The Hmong Community in rural Tracy in southwestern Minnesota is busy getting ready for the new year. It’s a time for families and friends to gather for festivities celebrating the end of the harvest season.
But for some young dancers it’s crunch time as the Hmong New Year approaches. Inside a classroom at the Veterans Memorial Center in Tracy, a group of girls run through traditional dance routines time and time again.
Wearing colorful flowing skirts, two dance instructors break down the dance and demonstrate the steps.
One of the routines involves intricate footwork over long bamboo poles as other performers mark the rhythm by clapping the poles together.
Instructor KaZoua Thao takes pride in teaching the girls and helping build a foundation for young Hmong dancers around the area.
“It takes a village to raise and help out with one another,” Thao said. “A great time to celebrate it is during the Hmong New Year.”
Hmong New Year celebrates the end of the harvest season. Community members adorn themselves in intricately decorated clothes, feast on traditional Hmong food, and perform dances. Every year, they gather at Tracy High School for a day-long celebration, free and open to all.
Three decades in Tracy
Attracted by manufacturing jobs, the Hmong community began putting down roots in the Tracy-Walnut Grove area more than three decades ago. They helped revitalize towns, pushing population growth. Now about a tenth of Tracy’s population is Hmong.

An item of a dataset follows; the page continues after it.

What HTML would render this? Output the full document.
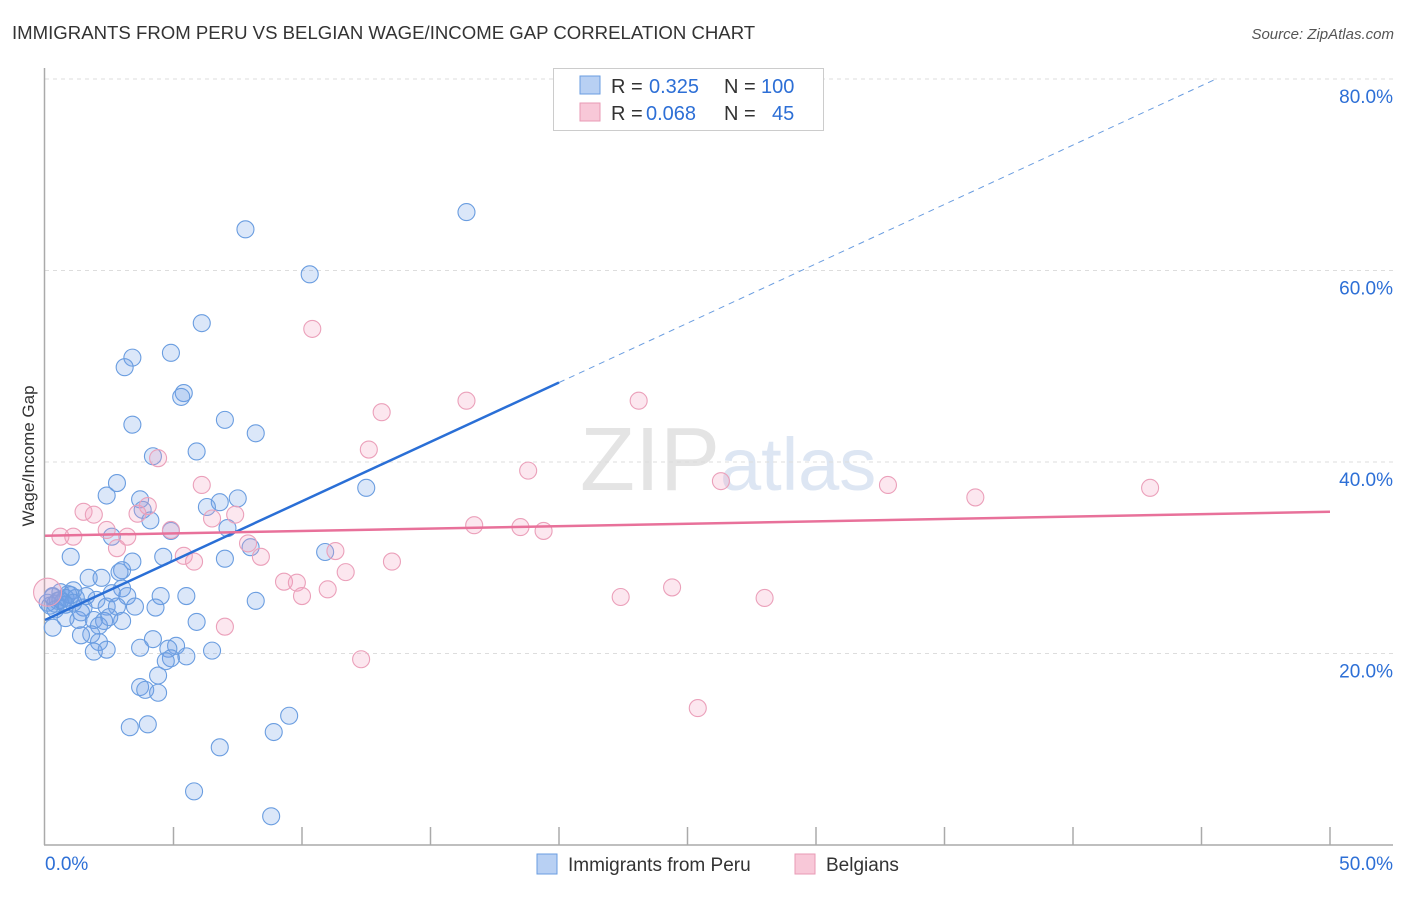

Over the years, some families moved away. But many return to Tracy for the New Year. Thao said it’s about celebrating the fruits of hard labor for older generations, but also creating opportunities in the community for young people to learn more about their heritage.
“Growing up as Hmong American, we go through the identity crisis of just kind of like, ‘Should I really love who I am?’” She said, “Or, ‘Do I know my culture?’ and it’s kind of like a chance for them to kind of continue and love themselves, that our culture is beautiful.”
Hmong dance connects performers to their heritage and brings generations together. 17-year-old Eisha Vue from Tracy worked on her steps. She saw her aunts dance when she was little, and has wanted to learn more ever since. She admitted this is the first time in years she’s taken to the floor.
She’s motivated to continue dancing and maybe one day teach younger girls how to dance for Hmong New Year.
“It’s a part of tradition and our culture, and I would love to keep the dance going because it brings everybody together,” Vue said. “And it’s always fun to do it with other people. And you never know, you might like it too and it just keeps it going and keeps the culture alive.”
The younger dancers take notice, including Serene Yang, a nine-year-old from Walnut Grove. After seeing her cousins dance, she wanted to become a dancer too.
“They’re best at dancing,” Yang said. “They’re nice to talk with and they always help us when we need help.”
New generation of dancers
The younger dancers’ interest in continuing to learn and celebrate their heritage motivates Thao to share all that she knows with the next generation, so that maybe they’ll also keep traditions going, including Hmong New Year in Tracy.
She hoped her students would share her passion and take it into the future. Whether that happens, it’s clear while the dancers polished their routines for the new year event this weekend in town, the memories they built will last a lifetime.
“Coming from a small town and always had like this seed of wanting to keep on dancing,” Thao said. “Keeping the culture it’s very exciting for me and it’s very important to me as well. I am so passionate about it and I’m just so excited to teach these younger little girls to hopefully be as passionate as I am, or even more.”